### GIVEN ENTRIES

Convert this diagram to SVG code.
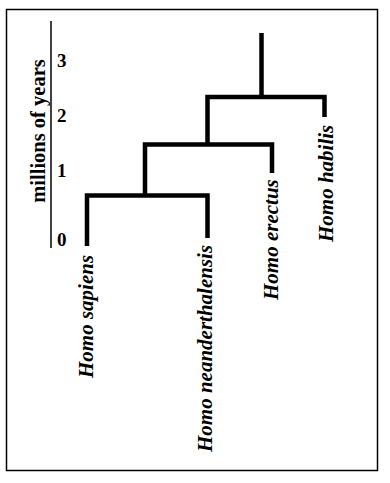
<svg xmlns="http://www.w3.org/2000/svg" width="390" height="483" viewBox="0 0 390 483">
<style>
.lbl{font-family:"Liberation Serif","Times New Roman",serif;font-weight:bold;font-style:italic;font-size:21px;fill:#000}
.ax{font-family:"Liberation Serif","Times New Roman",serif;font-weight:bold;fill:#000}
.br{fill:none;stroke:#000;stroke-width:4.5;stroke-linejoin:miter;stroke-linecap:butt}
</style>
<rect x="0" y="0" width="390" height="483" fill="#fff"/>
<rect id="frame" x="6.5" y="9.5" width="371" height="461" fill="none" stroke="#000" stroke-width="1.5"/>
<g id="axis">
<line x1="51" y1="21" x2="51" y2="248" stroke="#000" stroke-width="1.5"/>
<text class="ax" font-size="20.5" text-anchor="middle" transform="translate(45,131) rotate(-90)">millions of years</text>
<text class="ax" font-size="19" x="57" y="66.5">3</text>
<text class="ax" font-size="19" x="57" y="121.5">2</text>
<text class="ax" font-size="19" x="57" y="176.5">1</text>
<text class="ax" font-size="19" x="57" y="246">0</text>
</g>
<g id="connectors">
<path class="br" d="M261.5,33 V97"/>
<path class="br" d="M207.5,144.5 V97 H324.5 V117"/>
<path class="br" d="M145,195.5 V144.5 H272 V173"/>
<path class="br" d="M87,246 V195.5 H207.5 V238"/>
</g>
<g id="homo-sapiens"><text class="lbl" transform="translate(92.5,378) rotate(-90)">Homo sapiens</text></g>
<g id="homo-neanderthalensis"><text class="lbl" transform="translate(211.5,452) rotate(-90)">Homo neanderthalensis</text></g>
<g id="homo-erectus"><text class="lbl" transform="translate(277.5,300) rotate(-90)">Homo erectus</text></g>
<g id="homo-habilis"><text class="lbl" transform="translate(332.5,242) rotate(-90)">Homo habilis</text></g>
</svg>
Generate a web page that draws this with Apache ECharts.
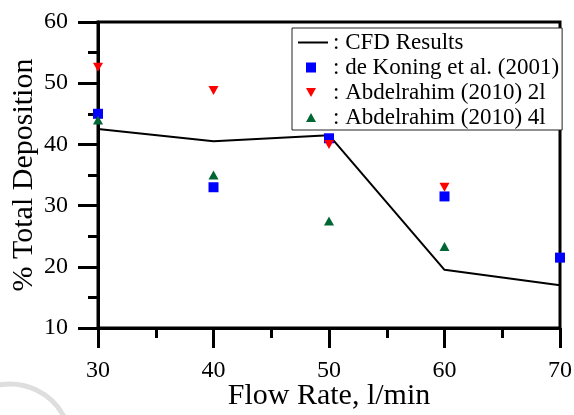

### WHAT YOU WILL DO
Quote each record exactly as it stands, minus the pictures.

### SOLUTION FOR THIS PROBLEM
Convert this diagram to SVG code.
<svg xmlns="http://www.w3.org/2000/svg" width="390" height="483" viewBox="0 0 390 483">
<style>
.lbl{font-family:"Liberation Serif","Times New Roman",serif;font-weight:bold;font-style:italic;font-size:21px;fill:#000}
.ax{font-family:"Liberation Serif","Times New Roman",serif;font-weight:bold;fill:#000}
.br{fill:none;stroke:#000;stroke-width:4.5;stroke-linejoin:miter;stroke-linecap:butt}
</style>
<rect x="0" y="0" width="390" height="483" fill="#fff"/>
<rect id="frame" x="6.5" y="9.5" width="371" height="461" fill="none" stroke="#000" stroke-width="1.5"/>
<g id="axis">
<line x1="51" y1="21" x2="51" y2="248" stroke="#000" stroke-width="1.5"/>
<text class="ax" font-size="20.5" text-anchor="middle" transform="translate(45,131) rotate(-90)">millions of years</text>
<text class="ax" font-size="19" x="57" y="66.5">3</text>
<text class="ax" font-size="19" x="57" y="121.5">2</text>
<text class="ax" font-size="19" x="57" y="176.5">1</text>
<text class="ax" font-size="19" x="57" y="246">0</text>
</g>
<g id="connectors">
<path class="br" d="M261.5,33 V97"/>
<path class="br" d="M207.5,144.5 V97 H324.5 V117"/>
<path class="br" d="M145,195.5 V144.5 H272 V173"/>
<path class="br" d="M87,246 V195.5 H207.5 V238"/>
</g>
<g id="homo-sapiens"><text class="lbl" transform="translate(92.5,378) rotate(-90)">Homo sapiens</text></g>
<g id="homo-neanderthalensis"><text class="lbl" transform="translate(211.5,452) rotate(-90)">Homo neanderthalensis</text></g>
<g id="homo-erectus"><text class="lbl" transform="translate(277.5,300) rotate(-90)">Homo erectus</text></g>
<g id="homo-habilis"><text class="lbl" transform="translate(332.5,242) rotate(-90)">Homo habilis</text></g>
</svg>
Generate a web page that draws this with Apache ECharts.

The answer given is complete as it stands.